The Sensible and Sympathetic Mr. Smith

No, not Mr. Brad Pitt Smith.

The Mr. Smith to whom I’m referring is Adam Smith, whose ideas about free-market competition are associated with the belief that self-interest brings about a healthy economy. His book, “The Wealth of Nations,” is often referred to as the text or prescription for laissez-faire capitalism. “It is not from the benevolence of the butcher, the brewer or the baker that we expect our dinner,” Smith wrote, “but from their regard to their own self-interest.”

The above quote is from my favorite local newspaper columnist, Diane Cameron, who, yesterday, had a piece about Adam Smith, since it was his birthday.

She goes on to say:
Adam Smith did understand that. While he wrote about the importance of self-interest, we forget that he was neither a politician nor an economist, but rather, by training and practice, a moral philosopher. He never advocated not caring for the poor; he presumed that a community — whether that meant a village or town or a country — took care of its needy. Smith made his name with another book before “The Wealth of Nations.” His first book was “A Theory of Moral Sentiments,” written in 1759, in which he described the role of sympathy in society and advocated for the need of it to maximize the “efficiency of care in a community.”

Smith’s favorite metaphor, the “invisible hand,” came from that earlier book in which he presumed a basis of equality among men. It was that emphasis on equality that made his books bestsellers in the American colonies and, hence, still part of our political consciousness.

Smith believed that “there is no place for privilege and class” in a moral economy. In Smith’s scheme, wealth meant not just business and prosperity but also charity, generosity, compassion and modesty: having a sense of what is enough.

On the same page as Cameron’s article commentary is a piece by George Richardson of the Rockefeller College of Public Affairs and Policy, “Waging a Ratio.”

Richardson suggests a way to a achieve a more equitable wage structure in which the minimum wage is tied, by a ratio, to the salaries of top CEOs. He suggests:
There are those who are troubled by soaring top management salaries while the purchasing power of average and minimum wages erode. It seems both immoral and unstable for a society to drive such a growing gap between its rich and poor. And it is a dramatic example of a kind of market failure: Top management compensation appears to be a runaway cost. The phenomenon cries out for solutions that help to control the growing disparity between rich and poor, and reduce the compensation strains on corporations without harming the strength of our economy.

So what should Congress do? Rather than focusing on short-term, stopgap maneuvers increasing the minimum wage by $1 or $2, or even $3 an hour, Congress should reach for a policy that solves both the minimum wage problem and the inequity problem once and for all, without constraining the ability of anyone to make as much money as possible.

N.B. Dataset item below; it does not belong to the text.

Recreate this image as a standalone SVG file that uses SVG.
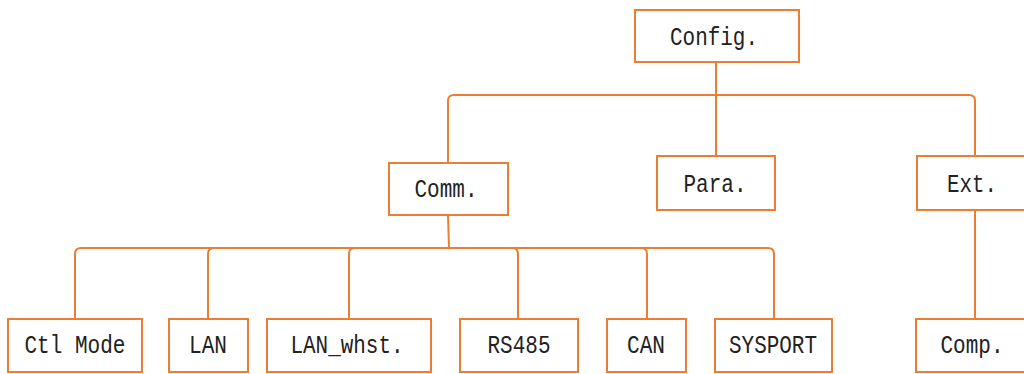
<svg xmlns="http://www.w3.org/2000/svg" width="1024" height="374" viewBox="0 0 1024 374">
  <style>
    .box { fill: #ffffff; stroke: #ED7D31; stroke-width: 2; }
    .wire { fill: none; stroke: #ED7D31; stroke-width: 2; }
    .lbl { font-family: "Liberation Mono", "DejaVu Sans Mono", monospace; font-size: 26px; fill: #222222; text-anchor: middle; }
  </style>
  <rect width="1024" height="374" fill="#ffffff"/>

  <!-- connectors -->
  <g id="connectors">
    <path class="wire" d="M716,62 V156"/>
    <path class="wire" d="M716,95 H454 Q448,95 448,101 V162"/>
    <path class="wire" d="M716,95 H969 Q975,95 975,101 V156"/>
    <path class="wire" d="M975,210 V318"/>
    <path class="wire" d="M448,215 L449,248"/>
    <path class="wire" d="M449,248 H81 Q75,248 75,254 V318"/>
    <path class="wire" d="M449,248 H214 Q208,248 208,254 V318"/>
    <path class="wire" d="M449,248 H355 Q349,248 349,254 V318"/>
    <path class="wire" d="M449,248 H512 Q518,248 518,254 V318"/>
    <path class="wire" d="M449,248 H641 Q647,248 647,254 V318"/>
    <path class="wire" d="M449,248 H768 Q774,248 774,254 V318"/>
  </g>

  <g id="config">
    <rect class="box" x="635" y="10" width="164" height="52"/>
    <text class="lbl" x="714" y="45" textLength="88" lengthAdjust="spacingAndGlyphs">Config.</text>
  </g>
  <g id="comm">
    <rect class="box" x="389" y="163" width="119" height="52"/>
    <text class="lbl" x="446" y="197" textLength="63" lengthAdjust="spacingAndGlyphs">Comm.</text>
  </g>
  <g id="para">
    <rect class="box" x="657" y="156" width="118" height="54"/>
    <text class="lbl" x="715" y="192" textLength="63" lengthAdjust="spacingAndGlyphs">Para.</text>
  </g>
  <g id="ext">
    <rect class="box" x="917" y="156" width="120" height="54"/>
    <text class="lbl" x="972" y="192" textLength="50" lengthAdjust="spacingAndGlyphs">Ext.</text>
  </g>
  <g id="ctl-mode">
    <rect class="box" x="8" y="319" width="134" height="53"/>
    <text class="lbl" x="75" y="353" textLength="101" lengthAdjust="spacingAndGlyphs">Ctl Mode</text>
  </g>
  <g id="lan">
    <rect class="box" x="169" y="319" width="79" height="53"/>
    <text class="lbl" x="208" y="353" textLength="38" lengthAdjust="spacingAndGlyphs">LAN</text>
  </g>
  <g id="lan-whst">
    <rect class="box" x="267" y="319" width="164" height="53"/>
    <text class="lbl" x="347" y="353" textLength="113" lengthAdjust="spacingAndGlyphs">LAN_whst.</text>
  </g>
  <g id="rs485">
    <rect class="box" x="460" y="319" width="118" height="53"/>
    <text class="lbl" x="519" y="353" textLength="63" lengthAdjust="spacingAndGlyphs">RS485</text>
  </g>
  <g id="can">
    <rect class="box" x="607" y="319" width="79" height="53"/>
    <text class="lbl" x="646" y="353" textLength="38" lengthAdjust="spacingAndGlyphs">CAN</text>
  </g>
  <g id="sysport">
    <rect class="box" x="715" y="319" width="117" height="53"/>
    <text class="lbl" x="773" y="353" textLength="88" lengthAdjust="spacingAndGlyphs">SYSPORT</text>
  </g>
  <g id="comp">
    <rect class="box" x="916" y="319" width="120" height="53"/>
    <text class="lbl" x="972" y="353" textLength="63" lengthAdjust="spacingAndGlyphs">Comp.</text>
  </g>
</svg>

The solution is to substitute for the minimum wage a “minimum wage ratio,” or if you prefer, a “maximum compensation ratio.”
Here’s how it might work: Congress could establish a standard for the maximum ratio of top corporate compensation to the wage and benefits package of the lowest paid worker in a firm. We could take the standard that existed in the 1970s and say the maximum compensation ratio in every firm cannot exceed, say, 30. If that’s perceived as too low (so 20th century), set the maximum ratio at 40, or even 50. But set it, and enforce it through the income tax machinery. We would then have a federally mandated “minimum wage ratio.”

To raise top management compensation, a firm would have to raise the wages of its lowest paid workers. There would be no limit, of course, to how high any wages could go. The lowest and the highest would just have to stay within the ratio.
Congress could set the ratio and forget it. No need for periodic updates, as with the minimum wage. No periods of declining purchasing power for those on the minimum wage, unless everyone is experiencing that. The policy is self-adjusting.
There are problems to work out about how such a policy could be implemented — how to value stock options, how to handle sports and entertainment salaries, how to prevent corporations from gaming the policy, and so on. But it is time to recognize that periodic boosts to the minimum wage are like pushing on a string. They don’t solve many problems in the short run and may even create some.

It’s time to stop thinking about pushing on that string, and switch to pulling on it from the other end. We should work through the implementation puzzles and set a federal minimum wage ratio policy — a maximum compensation ratio — and set a self-adjusting standard for wage equity that re-establishes rationality in wages and compensation packages and is a model for equity and efficiency for the world’s economies.

I’ll bet that Adam Smith would have liked Richarson’s sensible and sympathetic solution.